--- DATA SEGMENT ---

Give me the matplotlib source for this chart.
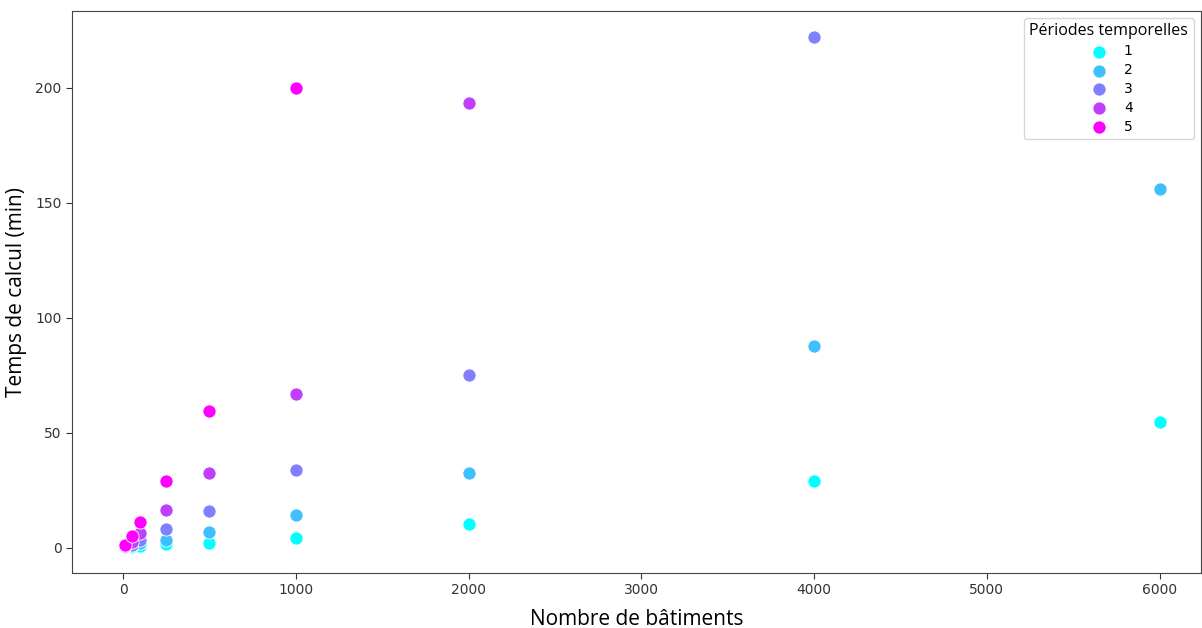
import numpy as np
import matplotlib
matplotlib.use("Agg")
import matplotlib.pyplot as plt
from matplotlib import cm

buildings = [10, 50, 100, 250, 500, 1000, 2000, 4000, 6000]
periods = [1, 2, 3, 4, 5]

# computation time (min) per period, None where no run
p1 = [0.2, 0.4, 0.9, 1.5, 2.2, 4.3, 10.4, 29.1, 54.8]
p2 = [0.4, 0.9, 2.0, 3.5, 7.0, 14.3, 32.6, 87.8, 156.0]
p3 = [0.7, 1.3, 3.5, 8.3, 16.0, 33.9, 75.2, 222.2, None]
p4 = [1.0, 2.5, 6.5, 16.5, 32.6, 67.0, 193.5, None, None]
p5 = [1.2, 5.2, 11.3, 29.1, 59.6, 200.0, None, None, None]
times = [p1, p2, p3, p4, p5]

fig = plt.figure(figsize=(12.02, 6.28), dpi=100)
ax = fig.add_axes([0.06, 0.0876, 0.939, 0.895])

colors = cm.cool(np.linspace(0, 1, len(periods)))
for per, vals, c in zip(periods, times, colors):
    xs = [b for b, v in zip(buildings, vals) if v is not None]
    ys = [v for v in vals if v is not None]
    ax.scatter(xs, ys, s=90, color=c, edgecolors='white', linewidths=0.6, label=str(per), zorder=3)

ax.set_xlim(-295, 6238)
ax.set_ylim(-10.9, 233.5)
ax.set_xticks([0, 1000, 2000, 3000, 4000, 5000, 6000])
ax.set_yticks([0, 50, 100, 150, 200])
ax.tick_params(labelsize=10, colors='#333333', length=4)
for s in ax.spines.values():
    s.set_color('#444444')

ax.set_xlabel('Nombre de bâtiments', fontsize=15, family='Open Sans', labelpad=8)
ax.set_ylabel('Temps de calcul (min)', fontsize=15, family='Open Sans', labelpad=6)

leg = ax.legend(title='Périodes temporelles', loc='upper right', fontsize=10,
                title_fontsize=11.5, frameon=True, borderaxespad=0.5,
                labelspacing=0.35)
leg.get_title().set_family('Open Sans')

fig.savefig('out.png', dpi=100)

--- EXERCISE BRIEF ---
Restate the whole listing above exactly, please, omitting every image.

--- ANSWER TO THE PROBLEM ---
Give me the matplotlib source for this chart.
import numpy as np
import matplotlib
matplotlib.use("Agg")
import matplotlib.pyplot as plt
from matplotlib import cm

buildings = [10, 50, 100, 250, 500, 1000, 2000, 4000, 6000]
periods = [1, 2, 3, 4, 5]

# computation time (min) per period, None where no run
p1 = [0.2, 0.4, 0.9, 1.5, 2.2, 4.3, 10.4, 29.1, 54.8]
p2 = [0.4, 0.9, 2.0, 3.5, 7.0, 14.3, 32.6, 87.8, 156.0]
p3 = [0.7, 1.3, 3.5, 8.3, 16.0, 33.9, 75.2, 222.2, None]
p4 = [1.0, 2.5, 6.5, 16.5, 32.6, 67.0, 193.5, None, None]
p5 = [1.2, 5.2, 11.3, 29.1, 59.6, 200.0, None, None, None]
times = [p1, p2, p3, p4, p5]

fig = plt.figure(figsize=(12.02, 6.28), dpi=100)
ax = fig.add_axes([0.06, 0.0876, 0.939, 0.895])

colors = cm.cool(np.linspace(0, 1, len(periods)))
for per, vals, c in zip(periods, times, colors):
    xs = [b for b, v in zip(buildings, vals) if v is not None]
    ys = [v for v in vals if v is not None]
    ax.scatter(xs, ys, s=90, color=c, edgecolors='white', linewidths=0.6, label=str(per), zorder=3)

ax.set_xlim(-295, 6238)
ax.set_ylim(-10.9, 233.5)
ax.set_xticks([0, 1000, 2000, 3000, 4000, 5000, 6000])
ax.set_yticks([0, 50, 100, 150, 200])
ax.tick_params(labelsize=10, colors='#333333', length=4)
for s in ax.spines.values():
    s.set_color('#444444')

ax.set_xlabel('Nombre de bâtiments', fontsize=15, family='Open Sans', labelpad=8)
ax.set_ylabel('Temps de calcul (min)', fontsize=15, family='Open Sans', labelpad=6)

leg = ax.legend(title='Périodes temporelles', loc='upper right', fontsize=10,
                title_fontsize=11.5, frameon=True, borderaxespad=0.5,
                labelspacing=0.35)
leg.get_title().set_family('Open Sans')

fig.savefig('out.png', dpi=100)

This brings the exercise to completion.